Temporarily. Natalia and her friends are trying now. Under the “Dżestra talks” they held a series of meetings with residents trying to take responsibility for the place where they live and function. It is not easy, sometimes the inviolability of the public space is protected by city guards, sometimes by the city authorities. But Natalia’s collective is not giving up. They try to take care of no man's land and reclaim it for themselves, for the residents of the city.

And a new turn again, today’s schedule still meanders. Krzysztof Czyżewski invites you to his Tale Workshop. The tent on the lake fills right away - Christopher Merrill, writer, translator and poet suggests a workshop exercise. He throws some words at the audience - he picked them from random pages of books, some were added by Gwen, some by others, and says: create a narrative out of them. Bridge, camel, chocolate, guitar, umbrella, yellow sari (or maybe: sorry?), Patagonia.

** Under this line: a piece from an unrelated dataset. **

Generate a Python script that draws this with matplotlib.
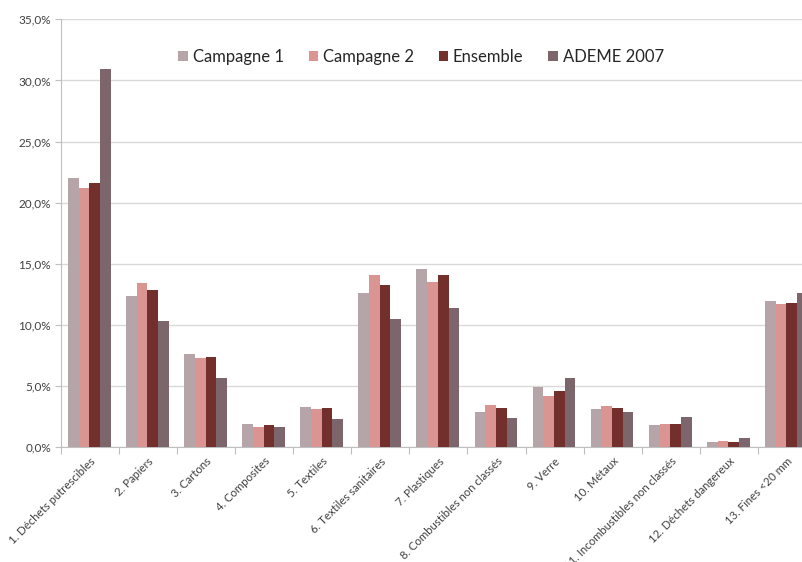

And unexpectedly, to some surprise of the participants themselves, everyone manages to compose their own story. Some are funny, some sad, there is a comedy and tragedy, limerick, poem and a tale. They  sound in English, Polish, Ukrainian, Russian, Spanish and Swahili.

Evening

We are in the place that Czesław Miłosz, one of my masters, used to spend his summer holidays. Let me tell you about the place where I spent my vacations -  that’s the beginning of another meeting with the Master Chris Merrill, the same who, a couple of hours earlier, told everyone to spin stories from chocolate, umbrellas and Patagonian inspiration. This time, he was to tell his own. He began with his childhood memories, then he took his audiences across the bridge in Mostar and the siege of Sarajevo, China, Iran, Turkey, South Africa and then up to Iowa, where at the university, he runs his course of International Creative Writing. And to Krasnogruda, because - as he repeats after Walt Whitman – the end and the beginning, you and I, here and there have the same origin.